Algumas questões filosóficas surgiram-me na mente após me recordar que estou em dívida com a ZON, a propósito de um contracto de fidelização que eu não cumpri. Eu, homem casado com a mulher que amo, pela lei não estou obrigado a ser-lhe fiel, ou melhor até posso estar, mas por certo que o adultério não é crime; mas à ZON devo fidelidade, senão incorro num crime.
Parece complicado? Não é! É simples. Se eu não for fiel à ZON num contracto de fidelização que assinei com esta entidade, mesmo tendo cumprido todos os requisitos correntes do contracto, pois paguei escrupulosamente todas as mensalidades como eles requisitavam; mesmo depois de ter entregado na loja todo o equipamento deles que tinha em casa, qual cônjuge ferido na alma que entrega os CD e os livros do antigo parceiro que ainda permanecem no seu lar; mesmo depois de ter escrupulosamente cumprido todos os preceitos contratuais que até então estavam vigentes, dizem-me que não posso anular o meu contracto com a ZON, porque assinei um contracto de fidelização.
A lei não nos obriga que sejamos fiéis aos maridos e às mulheres, mas devemos ser fiéis à ZON, à MEO, à TMN, à Vodafone, à Optimus e tantos outros parceiros contratuais de fornecimento de serviços. Dizem-me da ZON que fizeram um investimento na instalação do equipamento em minha casa, com o tempo dispendido com o técnico para fazer a instalação do mesmo; mesmo eu sabendo que o técnico instalou tudo cá em casa em menos de meia hora. Por essa meia hora, como eu findei unilateralmente o contracto de fidelização com a ZON, devo a esta entidade mais de 200€, senão incorro num crime. Já no caso do matrimónio, o investimento feito por qualquer uma das partes chega a ser a própria alma, mas este, à luz da lei, pode perfeitamente ser dissolvido unilateralmente, bastando para tal um mero acto num registo civil.
À mulher que eu amo, e que me ama, e cujas vidas investimos amplamente no matrimónio, plasmado no contracto de união conjugal, a lei não impõe qualquer género de fidelização temporal, nem pune consequentemente o adultério; mas à ZON, fiquei obrigado contratualmente a ser-lhe fiel, e se não o for, ou seja, se não pagar as prestações que faltam de um serviço que nunca usufruí, a lei punir-me-á com as devidas sanções.
É nestas coisas tão simples que atestamos a decadência da sociedade contemporânea: capitalista, desumana, relativista, neo-liberal e com muitos ditames de uma certa esquerda demagoga e burguesa.
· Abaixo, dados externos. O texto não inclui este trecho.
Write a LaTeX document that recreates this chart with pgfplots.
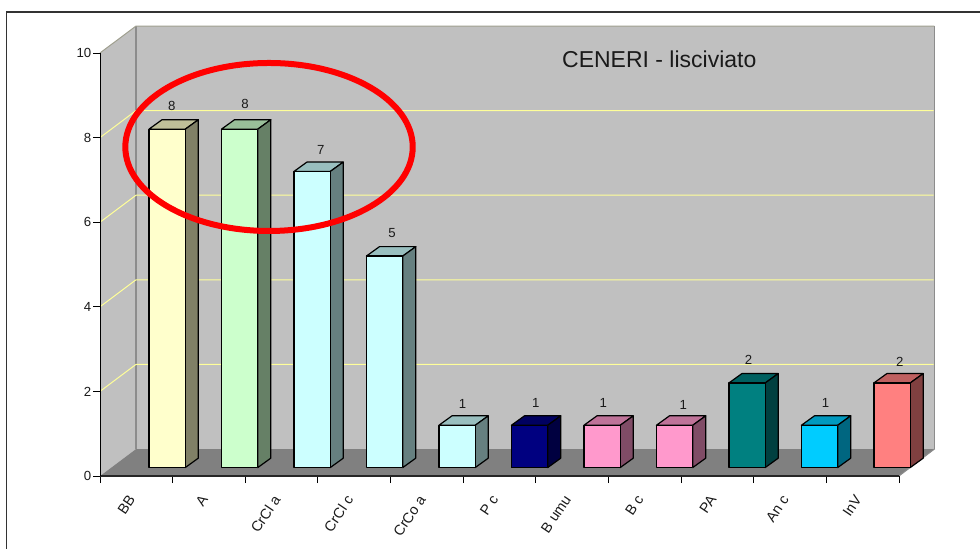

Este antropomorfismo dado às grandes empresas na actualidade, em que lhe devemos fidelidade, em que nos apresentam os seus valores (como se as entidades não humanas tivessem valores); em que lhe associamos sempre uma face feminina sorridente ou um belo macho engravatado; representa a verdadeira decadância do capitalismo.
Continuarei fiel à minha mulher, e não pagarei nem mais um cêntimo à ZON!